Voilà. Le risque italien, c’est ça : 7 à 13 fois la Grèce. L’Italie est un excellent candidat dans la compétition pour devenir le « Lehman Brothers de 2018 », comme l’appelle Simone Wapler.
Vous ne serez donc pas étonné que lorsque le taux italien à 10 ans prend 38% en 24h, Philippe Béchade se remette à parler de « crise »…
Le 8 juin, Zero Hedge titrait même que pour la première fois depuis juillet 2007, « la Grèce n’est plus le pire PIIG en Europe ». L’Italie avait en effet émis de la dette à six mois à un taux plus élevé que ne l’avait fait la Grèce au cours de la même semaine…
Et si l’étincelle provenait de la Sublime Porte ?
Charles Gave identifiait le risque turc dans un billet en date du 28 mai.
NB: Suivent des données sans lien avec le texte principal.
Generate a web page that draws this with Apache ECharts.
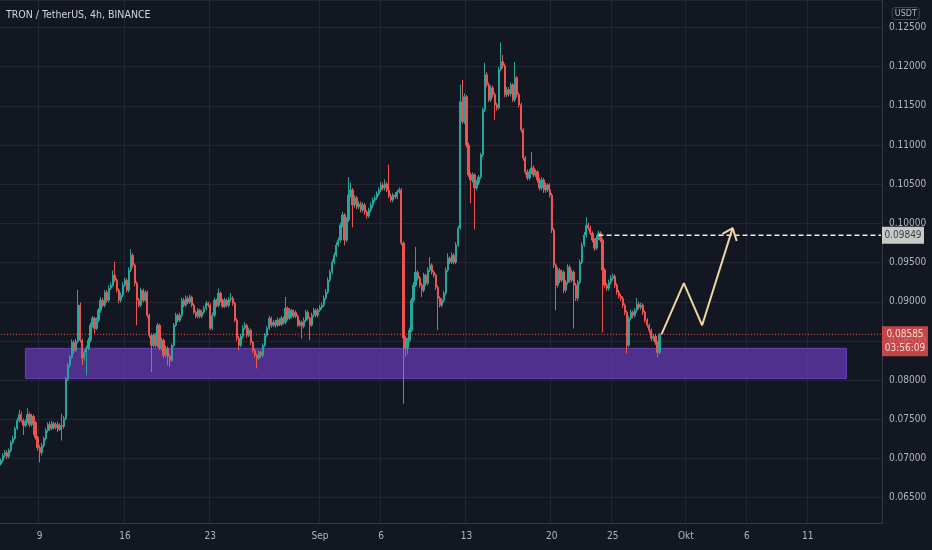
<!DOCTYPE html>
<html><head><meta charset="utf-8">
<script src="https://cdn.jsdelivr.net/npm/echarts@6/dist/echarts.min.js"></script>
<style>html,body{margin:0;padding:0;background:#131722;}#c{width:932px;height:550px;}</style>
</head><body><div id="c"></div>
<script>
// ---- data (prices in 1e-5 USDT) ----
const startTime = '2021-08-05T20:00:00Z';
const slotCount = 434;
const priceScale = 1e5;
const firstOpen = 6930;
const closes = [
6974,7038,7076,7025,7102,7204,7255,7383,7485,7562,
7485,7421,7472,7562,7434,7536,7459,7268,7140,7076,
7165,7255,7357,7434,7383,7446,7395,7434,7370,7421,
7408,7510,8010,8189,8291,8482,8380,8495,8956,8508,
8278,8355,8406,8508,8700,8790,8662,8764,8892,9020,
8956,9122,9020,9173,9212,9340,9276,9148,9020,9084,
9212,9276,9148,9404,9595,9468,9237,9020,8956,9148,
9020,9122,8828,8572,8444,8572,8444,8700,8406,8508,
8317,8406,8304,8253,8444,8700,8828,8764,8828,9020,
8956,9045,8994,9058,8956,8866,8815,8892,8815,8866,
8917,8981,8956,8662,8828,9020,8956,9109,9020,8943,
9020,8956,9032,9045,8981,8764,8534,8444,8559,8662,
8700,8572,8636,8482,8380,8317,8278,8355,8317,8444,
8572,8662,8790,8700,8739,8700,8764,8713,8790,8739,
8917,8790,8892,8815,8866,8815,8700,8739,8687,8764,
8866,8790,8700,8828,8892,8828,8892,8930,8956,9045,
9122,9276,9378,9506,9595,9723,9787,9979,10107,9787,
10043,10363,10427,10235,10325,10210,10248,10171,10235,10146,
10095,10171,10235,10299,10325,10376,10427,10491,10453,10504,
10427,10350,10299,10363,10338,10402,10427,9749,8534,8406,
8508,8636,9020,9212,9378,9301,9212,9148,9340,9237,
9404,9468,9378,9340,9186,9045,8956,9020,9109,9404,
9557,9506,9595,9506,9723,9941,11552,11296,11616,11000,
10619,10555,10619,10453,10517,10593,10874,11450,11898,11770,
11578,11731,11642,11514,11475,11962,12064,12013,11642,11706,
11655,11770,11578,11859,11642,11514,11194,10836,10657,10580,
10657,10708,10619,10657,10555,10453,10555,10427,10491,10427,
10363,9915,9468,9212,9404,9276,9378,9148,9250,9442,
9276,9378,9212,9045,9250,9506,9723,9851,9979,9941,
9877,9787,9685,9813,9877,9787,9404,9212,9173,9250,
9301,9327,9212,9122,9071,9045,8956,8866,8444,8790,
8866,8828,8892,8968,8930,8956,8866,8764,8700,8636,
8534,8559,8482,8355,8585
];
const highs = [
7000,7070,7110,7110,7130,7230,7290,7410,7520,7620,
7600,7510,7500,7640,7590,7570,7560,7480,7290,7170,
7200,7280,7390,7460,7470,7480,7470,7460,7470,7450,
7570,7540,8040,8220,8320,8520,8510,8530,9150,8990,
8530,8390,8440,8540,8730,8820,8810,8800,8920,9060,
9050,9150,9150,9210,9250,9400,9510,9300,9170,9120,
9250,9310,9300,9440,9670,9620,9490,9260,9050,9180,
9170,9150,9140,8850,8600,8600,8600,8730,8720,8540,
8530,8440,8430,8330,8470,8730,8860,8850,8860,9050,
9050,9080,9070,9090,9080,8980,8890,8920,8910,8900,
8950,9010,9000,8980,8860,9050,9040,9170,9130,9040,
9050,9040,9060,9110,9070,9000,8790,8560,8590,8700,
8740,8720,8670,8660,8500,8400,8340,8380,8380,8470,
8600,8690,8820,8810,8770,8770,8800,8790,8820,8810,
9060,8940,8920,8910,8900,8890,8840,8770,8760,8800,
8900,8890,8810,8860,8920,8910,8920,8960,8990,9080,
9160,9310,9410,9540,9630,9760,9820,10010,10150,10130,
10080,10590,10520,10450,10360,10350,10280,10280,10270,10260,
10170,10200,10270,10330,10360,10410,10460,10530,10520,10560,
10530,10750,10380,10390,10400,10430,10460,10450,9770,8560,
8540,8670,9050,9250,9700,9400,9330,9240,9370,9360,
9440,9570,9490,9400,9360,9210,9070,9050,9140,9440,
9620,9580,9630,9620,9760,9970,11770,11830,11660,11640,
11030,10650,10650,10640,10550,10620,10900,11480,12050,11930,
11800,11760,11760,11670,11540,12000,12310,12150,12040,11740,
11740,11800,11790,12060,11880,11670,11540,11220,10860,10690,
10690,10910,10740,10690,10680,10580,10590,10580,10520,10510,
10510,10390,9940,9490,9440,9430,9410,9400,9280,9480,
9470,9410,9400,9240,9280,9540,9760,9890,10080,10010,
9970,9900,9810,9850,9910,9900,9810,9430,9240,9280,
9340,9360,9350,9240,9150,9100,9070,8980,8890,8820,
8900,8890,8920,9050,9000,8990,8980,8890,8790,8720,
8660,8590,8590,8500,8600
];
const lows = [
6910,6950,7010,6990,7000,7080,7180,7240,7360,7460,
7460,7300,7400,7450,7400,7410,7300,7240,7100,6950,
7040,7140,7230,7330,7350,7360,7370,7370,7340,7350,
7230,7380,7490,7990,8160,8270,8340,8360,8470,8480,
8190,8250,8060,8380,8480,8670,8600,8640,8740,8860,
8930,8930,8990,8990,9150,9190,9250,9120,8980,8990,
9060,9190,9120,9120,9380,9440,9200,8700,8930,8930,
8990,9000,8800,8540,8100,8420,8410,8420,8380,8380,
8280,8290,8190,8170,8230,8420,8680,8740,8740,8800,
8930,8930,8970,8970,8930,8840,8790,8790,8790,8790,
8840,8890,8930,8640,8640,8800,8930,8930,8990,8920,
8920,8930,8930,9000,8950,8740,8500,8380,8420,8530,
8640,8540,8550,8450,8350,8290,8150,8250,8290,8290,
8420,8550,8640,8670,8680,8670,8680,8690,8690,8710,
8710,8760,8770,8790,8790,8790,8680,8680,8530,8660,
8740,8760,8510,8680,8800,8800,8800,8870,8900,8930,
9020,9100,9250,9350,9480,9570,9700,9760,9950,9720,
9760,10020,10330,9950,10200,10180,10180,10140,10140,10110,
10060,10070,10140,10200,10270,10300,10350,10400,10420,10420,
10400,10320,10270,10270,10310,10310,10380,9720,7700,8300,
8330,8480,8610,8990,9190,9270,9180,9060,9120,9200,
9210,9380,9350,9310,9150,8640,8930,8930,8990,9080,
9380,9480,9480,9480,9480,9700,9920,11270,11270,10970,
10590,10260,10520,9920,10420,10490,10560,10850,11420,11740,
11550,11550,11610,11320,11440,11450,11940,11980,11610,11610,
11620,11620,11550,11550,11610,11480,11160,10800,10620,10550,
10550,10630,10590,10590,10520,10420,10420,10390,10390,10400,
10330,9880,9430,8890,9180,9240,9250,9110,9120,9220,
9240,9250,8660,9010,9010,9220,9480,9700,9820,9910,
9850,9760,9650,9660,9790,9760,8610,9180,9140,9140,
9220,9270,9180,9090,9040,9010,8920,8830,8340,8420,
8760,8790,8800,8860,8900,8900,8830,8730,8670,8600,
8500,8500,8450,8290,8330
];
const tickDays = ['2021-08-09','2021-08-16','2021-08-23','2021-09-01','2021-09-06','2021-09-13','2021-09-20','2021-09-25','2021-10-01','2021-10-06','2021-10-11'];
const tickLabels = ['9','16','23','Sep','6','13','20','25','Okt','6','11'];
const lastPrice = 0.08585;
const countdown = '03:56:09';
const targetPrice = 0.09849;
const targetTimes = ['2021-09-23 20:00','2021-10-17 00:00'];
const zoneTimes = ['2021-08-07 20:00','2021-10-14 04:00'];
const zonePrices = [0.08406, 0.08022];
const projTimes = ['2021-09-29 00:00','2021-09-30 20:00','2021-10-02 08:00','2021-10-04 20:00'];
const projPrices = [0.08585, 0.09237, 0.08700, 0.09940];
const arrowTimes = ['2021-10-04 00:00','2021-10-04 20:00','2021-10-05 04:00'];
const arrowPrices = [0.09866, 0.09940, 0.09776];

// ---- build ----
function slotName(i){
  const d = new Date(Date.parse(startTime) + i*4*3600*1000);
  const p = n => String(n).padStart(2,'0');
  return d.getUTCFullYear()+'-'+p(d.getUTCMonth()+1)+'-'+p(d.getUTCDate())+' '+p(d.getUTCHours())+':00';
}
const slots = Array.from({length: slotCount}, (_, i) => slotName(i));
const firstSlot = slots[0];
const lastSlot = slots[slots.length-1];
const candles = closes.map((c, i) => {
  const o = i === 0 ? firstOpen : closes[i-1];
  return [o/priceScale, c/priceScale, lows[i]/priceScale, highs[i]/priceScale];
});
const tickMap = {};
tickDays.forEach((d,k) => { tickMap[d+' 00:00'] = tickLabels[k]; });
const isTick = (idx, val) => tickMap[val] !== undefined;
const FONT = "'DejaVu Sans Condensed','Liberation Sans',sans-serif";
const GRID = '#222631';

const chart = echarts.init(document.getElementById('c'), null, {width:932, height:550});
chart.setOption({
  backgroundColor: '#131722',
  animation: false,
  title: [
    {text: 'TRON / TetherUS, 4h, BINANCE', left: 1, top: 5,
     textStyle: {color: '#d1d4dc', fontSize: 10.5, fontWeight: 'normal', fontFamily: FONT}},
    {text: 'USDT', right: 12, top: 7, padding: [2,3], borderColor: '#434651', borderWidth: 1, borderRadius: 3,
     backgroundColor: '#131722',
     textStyle: {color: '#b2b5be', fontSize: 9, fontWeight: 'normal', fontFamily: FONT}}
  ],
  grid: {left: 0, right: 50, top: 0, bottom: 27, outerBoundsMode: 'none'},
  xAxis: {
    type: 'category', data: slots, boundaryGap: true,
    axisLine: {show: true, lineStyle: {color: '#363a45'}},
    axisTick: {show: false},
    axisLabel: {interval: isTick, formatter: v => tickMap[v] || '', color: '#b2b5be', fontSize: 10, margin: 8, fontFamily: FONT},
    splitLine: {show: true, interval: isTick, lineStyle: {color: GRID, width: 1}}
  },
  yAxis: {
    type: 'value', position: 'right', scale: true,
    min: 0.06177, max: 0.12851, minInterval: 0.005, maxInterval: 0.005,
    axisLine: {show: true, lineStyle: {color: '#363a45'}},
    axisTick: {show: false},
    axisLabel: {color: '#b2b5be', fontSize: 10, margin: 7, fontFamily: FONT, showMinLabel: false, showMaxLabel: false,
      formatter: v => v.toFixed(5)},
    splitLine: {show: true, lineStyle: {color: GRID, width: 1}}
  },
  series: [
    {
      type: 'candlestick', data: candles, barWidth: '85%', z: 2,
      itemStyle: {color: '#26a69a', color0: '#ef5350', borderColor: '#26a69a', borderColor0: '#ef5350', borderWidth: 1}
    },
    {
      type: 'line', z: 3, silent: true, symbol: 'none',
      data: [[firstSlot, lastPrice], [lastSlot, lastPrice]],
      lineStyle: {color: '#ef5350', type: [1,2], width: 1}
    },
    {
      type: 'line', data: [], z: 4, silent: true,
      markArea: {silent: true, itemStyle: {color: 'rgba(103,58,183,0.72)', borderColor: '#6a3fc0', borderWidth: 1},
        data: [[{xAxis: zoneTimes[0], yAxis: zonePrices[0]}, {xAxis: zoneTimes[1], yAxis: zonePrices[1]}]]}
    },
    {
      type: 'line', z: 5, silent: true, symbol: 'none',
      data: targetTimes.map(t => [t, targetPrice]),
      lineStyle: {color: '#e8e8e8', width: 1.5, type: [5,3]}
    },
    {
      type: 'line', z: 6, silent: true, symbol: 'none',
      data: projTimes.map((t,k) => [t, projPrices[k]]),
      lineStyle: {color: '#efd5a2', width: 2}
    },
    {
      type: 'line', z: 6, silent: true, symbol: 'none',
      data: arrowTimes.map((t,k) => [t, arrowPrices[k]]),
      lineStyle: {color: '#efd5a2', width: 2}
    },
    {
      type: 'scatter', z: 10, silent: true, clip: false,
      data: [[lastSlot, targetPrice]],
      symbol: 'rect', symbolSize: [42, 17], symbolOffset: [22, 0],
      itemStyle: {color: '#f7f7f2'},
      label: {show: true, position: 'inside', formatter: () => targetPrice.toFixed(5),
        color: '#131722', fontSize: 10, fontFamily: FONT}
    },
    {
      type: 'scatter', z: 10, silent: true, clip: false,
      data: [[lastSlot, lastPrice]],
      symbol: 'rect', symbolSize: [46, 30], symbolOffset: [24, 7],
      itemStyle: {color: '#ef5350'},
      label: {show: true, position: 'inside', formatter: () => lastPrice.toFixed(5) + '\n' + countdown,
        color: '#ffffff', fontSize: 10, lineHeight: 14, fontFamily: FONT}
    }
  ]
});
</script>
</body></html>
Voici ce qu’il écrivait :
« Lesdites banques vont être obligées de passer des provisions sur la Turquie à hauteur de (mettons) 50% de leur exposition, soit environ 225 Mds$. Voilà qui porterait un coup très sensible à la solvabilité de nos chers (oh combien !) établissements financiers puisque ces provisions viendront en déduction de leurs fonds propres, qui pour certains d’entre eux sont quasiment déjà négatifs.
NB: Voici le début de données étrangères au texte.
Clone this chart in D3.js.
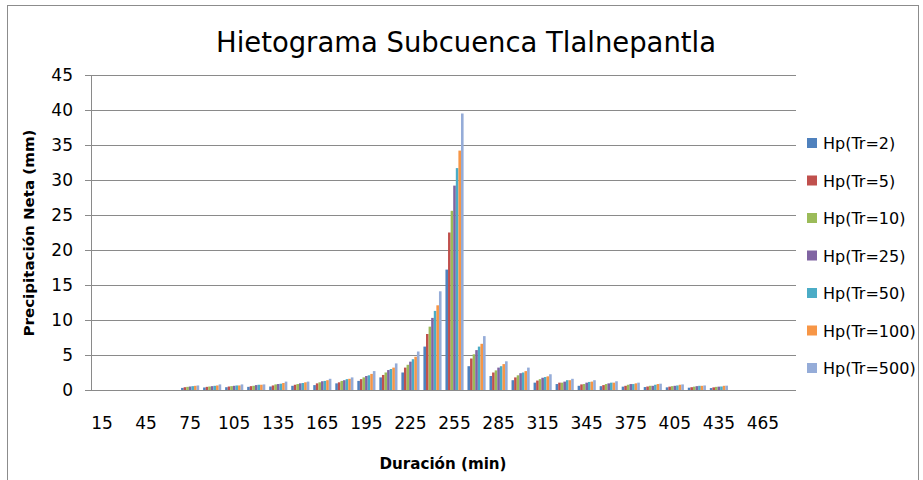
<!DOCTYPE html>
<html>
<head>
<meta charset="utf-8">
<script src="https://cdn.jsdelivr.net/npm/d3@7"></script>
<style>
  body { margin: 0; background: #fff; }
  text { font-family: "DejaVu Sans", "Liberation Sans", sans-serif; fill: #000; }
</style>
</head>
<body>
<div id="chart"></div>
<script>
// chart data
var durations = [15, 30, 45, 60, 75, 90, 105, 120, 135, 150, 165, 180, 195, 210, 225, 240,
    255, 270, 285, 300, 315, 330, 345, 360, 375, 390, 405, 420, 435, 450, 465, 480];

var seriesNames = ["Hp(Tr=2)", "Hp(Tr=5)", "Hp(Tr=10)", "Hp(Tr=25)", "Hp(Tr=50)", "Hp(Tr=100)", "Hp(Tr=500)"];

var hpTr2 = [0, 0, 0, 0, 0.30, 0.36, 0.40, 0.45, 0.50, 0.60, 0.70, 0.95, 1.30, 1.80, 2.50, 6.20,
    17.2, 3.40, 2.00, 1.40, 1.05, 0.85, 0.60, 0.55, 0.48, 0.42, 0.38, 0.33, 0.28, 0, 0, 0];
var hpTr5 = [0, 0, 0, 0, 0.40, 0.45, 0.50, 0.55, 0.65, 0.75, 0.95, 1.10, 1.55, 2.15, 3.20, 8.00,
    22.5, 4.50, 2.50, 1.80, 1.35, 1.05, 0.80, 0.70, 0.60, 0.50, 0.48, 0.40, 0.38, 0, 0, 0];
var hpTr10 = [0, 0, 0, 0, 0.45, 0.50, 0.55, 0.60, 0.80, 0.85, 1.10, 1.30, 1.80, 2.50, 3.60, 9.05,
    25.6, 5.10, 2.80, 2.10, 1.55, 1.05, 0.85, 0.85, 0.75, 0.60, 0.55, 0.48, 0.45, 0, 0, 0];
var hpTr25 = [0, 0, 0, 0, 0.50, 0.55, 0.60, 0.70, 0.85, 0.95, 1.25, 1.40, 2.00, 2.85, 4.05, 10.3,
    29.2, 5.70, 3.20, 2.40, 1.75, 1.20, 1.05, 0.95, 0.85, 0.60, 0.60, 0.55, 0.48, 0, 0, 0];
var hpTr50 = [0, 0, 0, 0, 0.55, 0.60, 0.65, 0.75, 0.90, 1.00, 1.30, 1.55, 2.10, 3.00, 4.40, 11.3,
    31.7, 6.20, 3.40, 2.50, 1.85, 1.40, 1.15, 1.05, 0.85, 0.75, 0.65, 0.60, 0.50, 0, 0, 0];
var hpTr100 = [0, 0, 0, 0, 0.60, 0.65, 0.65, 0.75, 1.00, 1.10, 1.40, 1.60, 2.30, 3.20, 4.75, 12.1,
    34.2, 6.60, 3.70, 2.70, 1.95, 1.40, 1.20, 1.05, 0.95, 0.85, 0.75, 0.60, 0.60, 0, 0, 0];
var hpTr500 = [0, 0, 0, 0, 0.65, 0.80, 0.80, 0.80, 1.20, 1.20, 1.60, 1.80, 2.70, 3.80, 5.50, 14.1,
    39.5, 7.70, 4.10, 3.20, 2.25, 1.60, 1.40, 1.25, 1.05, 0.90, 0.80, 0.65, 0.62, 0, 0, 0];

var yTicks = [0, 5, 10, 15, 20, 25, 30, 35, 40, 45];

var colors = ["#4f81bd", "#c0504d", "#9bbb59", "#8064a2", "#4bacc6", "#f79646", "#95acd8"];

var allSeries = [hpTr2, hpTr5, hpTr10, hpTr25, hpTr50, hpTr100, hpTr500];

// SVG parameters
var svgWidth = 923;
var svgHeight = 480;

var margin = {
    top: 75,
    right: 127,
    bottom: 90,
    left: 91
};

var width = svgWidth - margin.left - margin.right;
var height = svgHeight - margin.top - margin.bottom;

var svg = d3.select("#chart")
    .append("svg")
    .attr("width", svgWidth)
    .attr("height", svgHeight);

// chart frame
svg.append("rect")
    .attr("x", 7.5)
    .attr("y", 5.5)
    .attr("width", 911)
    .attr("height", 480)
    .attr("fill", "#fff")
    .attr("stroke", "#8c8c8c")
    .attr("stroke-width", 1);

var chartGroup = svg.append("g")
    .attr("transform", `translate(${margin.left}, ${margin.top})`);

// scales
var x0 = d3.scaleBand()
    .domain(durations)
    .range([0, width])
    .paddingInner(0.1765)
    .paddingOuter(0.0882);

var x1 = d3.scaleBand()
    .domain(seriesNames)
    .range([0, x0.bandwidth()]);

var yLinearScale = d3.scaleLinear()
    .domain([0, 45])
    .range([height, 0]);

// gridlines
chartGroup.append("g")
    .selectAll("line")
    .data(yTicks)
    .enter()
    .append("line")
    .attr("x1", 0)
    .attr("x2", width)
    .attr("y1", d => Math.round(yLinearScale(d)) + 0.5)
    .attr("y2", d => Math.round(yLinearScale(d)) + 0.5)
    .attr("stroke", "#8a8a8a")
    .attr("stroke-width", 1);

// bars
var seriesGroups = chartGroup.selectAll(".series")
    .data(allSeries)
    .enter()
    .append("g")
    .attr("class", "series")
    .attr("fill", (d, i) => colors[i]);

seriesGroups.each(function(values, si) {
    d3.select(this).selectAll("rect")
        .data(values)
        .enter()
        .append("rect")
        .attr("x", (d, i) => x0(durations[i]) + x1(seriesNames[si]))
        .attr("width", x1.bandwidth())
        .attr("y", d => yLinearScale(d))
        .attr("height", d => height - yLinearScale(d));
});

// axes
var leftAxis = d3.axisLeft(yLinearScale)
    .tickValues(yTicks)
    .tickSize(6)
    .tickPadding(12);

var yAxis = chartGroup.append("g")
    .call(leftAxis);

yAxis.select(".domain").attr("stroke", "#8a8a8a");
yAxis.selectAll(".tick line").attr("stroke", "#8a8a8a");
yAxis.selectAll("text")
    .style("font-size", "17px")
    .attr("font-family", null);

var bottomAxis = d3.axisBottom(x0)
    .tickValues(durations.filter((d, i) => i % 2 === 0))
    .tickSize(0)
    .tickPadding(27);

var xAxis = chartGroup.append("g")
    .attr("transform", `translate(0, ${height})`)
    .call(bottomAxis);

xAxis.select(".domain").remove();
xAxis.selectAll("text")
    .style("font-size", "17px")
    .attr("font-family", null);

// title and axis labels
svg.append("text")
    .attr("x", 466)
    .attr("y", 52)
    .attr("text-anchor", "middle")
    .attr("textLength", 500)
    .attr("lengthAdjust", "spacingAndGlyphs")
    .style("font-size", "28px")
    .text("Hietograma Subcuenca Tlalnepantla");

svg.append("text")
    .attr("transform", "translate(34, 233) rotate(-90)")
    .attr("text-anchor", "middle")
    .attr("textLength", 207)
    .attr("lengthAdjust", "spacingAndGlyphs")
    .style("font-size", "14px")
    .style("font-weight", "bold")
    .text("Precipitación Neta (mm)");

svg.append("text")
    .attr("x", 443)
    .attr("y", 469)
    .attr("text-anchor", "middle")
    .attr("textLength", 127)
    .attr("lengthAdjust", "spacingAndGlyphs")
    .style("font-size", "15px")
    .style("font-weight", "bold")
    .text("Duración (min)");

// legend
var legend = svg.append("g")
    .attr("transform", "translate(807, 143)");

var legendItems = legend.selectAll("g")
    .data(seriesNames)
    .enter()
    .append("g")
    .attr("transform", (d, i) => `translate(0, ${i * 37.5})`);

legendItems.append("rect")
    .attr("x", 0)
    .attr("y", -5)
    .attr("width", 10)
    .attr("height", 10)
    .attr("fill", (d, i) => colors[i]);

legendItems.append("text")
    .attr("x", 16)
    .attr("y", 6)
    .style("font-size", "16px")
    .text(d => d);
</script>
</body>
</html>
En effet, et comme chacun le sait ou devrait le savoir, les prêts non-performants de ces mêmes banques avoisinent les 1 000 Mds€, ce qui est déjà monstrueux.
Dans le cas d’une faillite de la Turquie, ils passeraient à 1 200 ou 1 300 Mds€, au minimum.
Comme cette somme est très supérieure aux fonds propres de ces banques, cela voudrait donc dire qu’il deviendrait de plus en plus difficile de dissimuler le fait qu’un grand nombre d’entre elles sont en quasi-faillite. »
A nouveau, les banques françaises sont dans cet excellent coup, avec une exposition qui se monte cette fois-ci aux alentours des 38 Mds$.
Voici ce que cela donne dans le détail, toujours à fin 2017.
Si les crises italienne ou turque (pour ne mentionner qu’elles) devaient se raviver et prendre de l’ampleur, la contagion pourrait facilement se propager au système bancaire européen dans son ensemble.
Cela pourrait bien être l’occasion d’avoir un nouvel aperçu de qui se baigne nu, pour reprendre la métaphore de Warren Buffett. Un spectacle rarement plaisant à contempler.